Sikecem ama! Bir entrye bakıyorum kesin izleyeceğim diyorum, bir başka entyde izlemeyeceğim diyorum. Nasıl bir film merak ettim, içten içe izleme isteğim de yok değil.
kesinlikle sikko olmayan film. iyi bir senaryoya sahip ancak senaryodan ziyade çekim kalitesi ve bateri çalan elemanın kişisel şovu filmi alıp götürmekte.
--spoiler--
bir de kimsenin ölmediği, ortalığın havaya uçmadığı, ne idüğü belirsiz bir canavarın dünyaya saldırmadığı her film sikko mu oluyor hıamına? filmdeki bir sahnede de bunun eleştirisi yapılmış.
filmi henüz izlememiş olanların öncelikle şunu bilmesini isterim; başroldeki michael keaton 90'larda batman'i canlandırarak epey meşhur olsa da ondan sonra pek dikiş tutturamamış. film de bir nevi onun hayatını anlatıyor.
bu arada edward norton filmin sonlarında zart diye ortadan kayboldu sanki, yokluğunu aradım. bu sefer tyler durden'ın ta kendisi olmuş. yalnız emma stone'u götürdü, anında ortadan kayboldu çakal *
şahsen en beğendiğim sahne ise riggan abimizin emine ülker tarhan'a benzeyen eleştirmen bozuntusuna verdiği ayardı. riggan sahnede gerçek silah ile kendini vurduktan sonra seyirciler çılgınca alkışlarken de bir anda kalkıp gitti haspam. siktir git lan bir boka yaramayan eleştirmen bozuntusu *
son olarak emma stone demişken; yirim. o gözler beni benden aldı hacum *
--spoiler--
Sikko bir film. Ben bir filmi eğlenmek hadi eğlenmeyi geçtim zevk almak için izlerim. Her yerine Sikko sikko imge doldurup sonra sanat filmi diye yedirmeyin. Herkesin arkaplanında sinema bilgisi olmak zorunda değil. ilk yirmi dakikasını izledim. iki kez karşısına oturup izlemeyi denedim, sinirlenip kapattım. Lanet olsun böyle aptal filmlere,kahrolsun kapitalizm, kahrolsun global kültür. Kahrolsun amerikan emperyalizmi. Yaşasın Türk sineması!!!

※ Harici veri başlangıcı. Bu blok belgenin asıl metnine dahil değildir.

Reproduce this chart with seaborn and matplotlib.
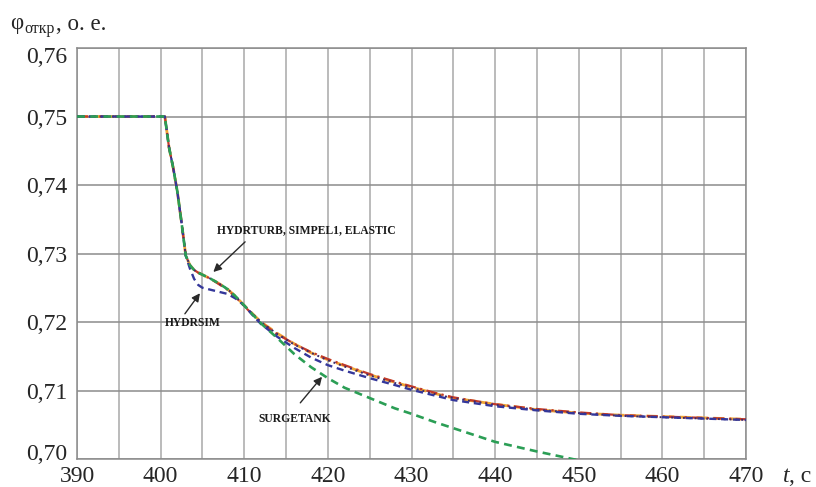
import matplotlib
matplotlib.use("Agg")
import matplotlib.pyplot as plt
import matplotlib.transforms as mtransforms
import numpy as np
import pandas as pd
import seaborn as sns

# Time grid (s) shared by the turbine-model curves
t = [390, 400, 400.5, 401, 401.5, 402, 402.5, 403, 403.5, 404, 404.5, 405,
     406, 407, 408, 409, 410, 411, 412, 414, 416, 418, 420, 422, 425, 428,
     430, 433, 435, 440, 445, 450, 455, 460, 465, 470]

# Gate opening, p.u.
hydrturb = [0.7500, 0.7500, 0.7500, 0.7455, 0.7425, 0.7390, 0.7345, 0.7297, 0.7283,
            0.7276, 0.7272, 0.7269, 0.7263, 0.7256, 0.7248, 0.7237, 0.7224, 0.7212,
            0.7200, 0.7183, 0.7168, 0.7155, 0.7145, 0.7136, 0.7123, 0.7112, 0.7105,
            0.7095, 0.7089, 0.7080, 0.7072, 0.7067, 0.7064, 0.7062, 0.7060, 0.7058]
simpel1 = [0.7500, 0.7500, 0.7500, 0.7455, 0.7425, 0.7390, 0.7345, 0.7297, 0.7283,
           0.7276, 0.7272, 0.7269, 0.7263, 0.7255, 0.7247, 0.7236, 0.7223, 0.7211,
           0.7199, 0.7182, 0.7168, 0.7156, 0.7146, 0.7137, 0.7124, 0.7113, 0.7106,
           0.7096, 0.7090, 0.7080, 0.7073, 0.7068, 0.7064, 0.7062, 0.7060, 0.7058]
elastic = [0.7500, 0.7500, 0.7500, 0.7455, 0.7425, 0.7390, 0.7345, 0.7297, 0.7283,
           0.7276, 0.7272, 0.7269, 0.7263, 0.7256, 0.7248, 0.7237, 0.7224, 0.7212,
           0.7200, 0.7182, 0.7167, 0.7155, 0.7144, 0.7135, 0.7122, 0.7111, 0.7104,
           0.7094, 0.7089, 0.7079, 0.7072, 0.7067, 0.7063, 0.7061, 0.7059, 0.7057]
hydrsim = [0.7500, 0.7500, 0.7500, 0.7455, 0.7425, 0.7390, 0.7345, 0.7297, 0.7278,
           0.7263, 0.7254, 0.7250, 0.7247, 0.7244, 0.7241, 0.7234, 0.7224, 0.7210,
           0.7197, 0.7178, 0.7162, 0.7148, 0.7137, 0.7129, 0.7118, 0.7108, 0.7101,
           0.7092, 0.7086, 0.7077, 0.7071, 0.7066, 0.7063, 0.7061, 0.7059, 0.7057]

# Surge-tank model diverges downward after ~412 s
t_surge = [390, 400, 400.5, 401, 401.5, 402, 402.5, 403, 403.5, 404, 404.5, 405,
           406, 407, 408, 409, 410, 411, 412, 414, 416, 418, 420, 422, 425, 428,
           430, 433, 435, 440, 445, 450]
surgetank = [0.7500, 0.7500, 0.7500, 0.7455, 0.7425, 0.7390, 0.7345, 0.7297, 0.7283,
             0.7276, 0.7272, 0.7269, 0.7263, 0.7256, 0.7248, 0.7237, 0.7224, 0.7211,
             0.7198, 0.7176, 0.7153, 0.7134, 0.7118, 0.7104, 0.7089, 0.7074, 0.7066,
             0.7053, 0.7045, 0.7025, 0.7011, 0.6998]

x_ticks = [390, 400, 410, 420, 430, 440, 450, 460, 470]
y_ticks = [0.70, 0.71, 0.72, 0.73, 0.74, 0.75, 0.76]
y_tick_labels = ["0,70", "0,71", "0,72", "0,73", "0,74", "0,75", "0,76"]

sns.set_style("white")
plt.rcParams["font.family"] = ["Liberation Serif", "DejaVu Serif"]

fig = plt.figure(figsize=(8.16, 4.87), dpi=100)
ax = fig.add_axes([0.0944, 0.0575, 0.8198, 0.8439])

series = [
    (t, hydrturb, "#f0a534", (0, (4, 2)), 2.0),
    (t, simpel1, "#c23a2a", (0, (5, 2, 1, 2)), 1.6),
    (t, elastic, "#3b2a6a", (0, (1, 2)), 1.4),
    (t, hydrsim, "#34379a", (0, (3, 2)), 1.7),
    (t_surge, surgetank, "#2b9e55", (0, (3, 2)), 1.9),
]
for xs, ys, col, ls, lw in series:
    df = pd.DataFrame({"t": xs, "phi": ys})
    sns.lineplot(data=df, x="t", y="phi", ax=ax, color=col, linestyle=ls,
                 linewidth=lw, zorder=3)

ax.set_xlim(390, 470)
ax.set_ylim(0.70, 0.76)
ax.set_xticks(x_ticks)
ax.set_xticks(np.arange(395, 470, 10), minor=True)
ax.set_yticks(y_ticks)
ax.set_yticklabels(y_tick_labels)
ax.grid(True, which="both", axis="x", color="#a8a8a8", linewidth=1.1)
ax.grid(True, which="major", axis="y", color="#8c8c8c", linewidth=1.1)
ax.tick_params(axis="both", which="both", length=0, labelsize=17)
ax.tick_params(axis="x", pad=5)
ax.tick_params(axis="y", pad=7)
ax.set_xlabel("")
ax.set_ylabel("")
for side, sp in ax.spines.items():
    sp.set_color("#8c8c8c")
    sp.set_linewidth(1.1)

# Nudge the end labels of the y axis inward, clear of the corner labels
ylabels = ax.get_yticklabels()
ylabels[0].set_transform(ylabels[0].get_transform() +
                         mtransforms.ScaledTranslation(0, 7 / 100, fig.dpi_scale_trans))
ylabels[-1].set_transform(ylabels[-1].get_transform() +
                          mtransforms.ScaledTranslation(0, -7 / 100, fig.dpi_scale_trans))

# Curve labels with arrows
lbl = dict(fontsize=8.4, fontweight="bold", family="Liberation Serif", color="#1a1a1a")
arrow = dict(arrowstyle="-|>", color="#2a2a2a", lw=1.0, mutation_scale=12,
             shrinkA=0, shrinkB=0)
ax.annotate("", xy=(406.3, 0.7273), xytext=(410.1, 0.7317), arrowprops=arrow, zorder=4)
ax.text(417.4, 0.7334, "HYDRTURB, SIMPEL1, ELASTIC", ha="center", va="center", **lbl)
ax.annotate("", xy=(404.7, 0.7242), xytext=(402.9, 0.7212), arrowprops=arrow, zorder=4)
ax.text(403.9, 0.7199, "HYDRSIM", ha="center", va="center", **lbl)
ax.annotate("", xy=(419.3, 0.7120), xytext=(416.7, 0.7082), arrowprops=arrow, zorder=4)
ax.text(416.1, 0.7058, "SURGETANK", ha="center", va="center", **lbl)

# Axis titles
fig.text(10 / 816, 1 - 24 / 487, "φ", fontsize=16.5, va="center", ha="left")
fig.text(24 / 816, 1 - 29 / 487, "откр", fontsize=11.5, va="center", ha="left")
fig.text(56 / 816, 1 - 24 / 487, ", о. е.", fontsize=16.5, va="center", ha="left")
fig.text(783 / 816, 1 - 476 / 487, "t", fontsize=17, style="italic", va="center", ha="left")
fig.text(789 / 816, 1 - 476 / 487, ", с", fontsize=17, va="center", ha="left")

fig.savefig("out.png", dpi=100)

film net bir şekilde sanat filmi olarak yapılmış. sanatın, özelinde sinema ve tiyatronun değişimi toplumsal etkileriyle irdelenmiş. en nihayetinde ağır bir film. aldığı ödülü bana göre hakediyor.
ufacık beyninizle bu tür filmler hakkında yorum yapıyorsunuz acıyorum size. filmde kırmızı başlıklı bir kız babaannesine yardım etmek isterken bir kuşla olan hikayesi anlatılıyor. çok eğlenceli bir film herkese tavsiye ediyorum. ha bu arada korsana hayır lütfen korsan cd almayın isteyene torrent linki atabilirim.
Michael Keaton abimizin oyunculuk adına müthiş iş çıkardığı, görüntü yönetmeninin filme ayrı can verdiği tek plan çekilen Birdman benim nazarımda Eleştirmenlere ayar veren bir film, sadece bununla sınırlı değil. Oscar ödülleriyle pek ilgim olmasa da bu film yerine başka bir filme gitmesi beni şaşırtmazdı. Birdman'ın nacizane film incelemesi (bkz: )http://sallanyuvarlan.blo...mulmayan-erdemi-2014.html
gerçekten çok sıkıcı ve vakit kaybından başka bir işe yaramayan bir hollywood filmi önce uç kendini evin içinde bul bunca saçma sapan uçuşlar şunlar bunlar vs. yalnız neden bu film oscar ödüllerinde bu kadar çok adaylık kazandı ilginç.
film guzel mi, guzel. anlattiklarini anlayabildikmi, evet. oscar kazanmayi hak eden film mi, bence hayir. gecmis yillara göre bu film oscar'da biraz sönük kaldi bence.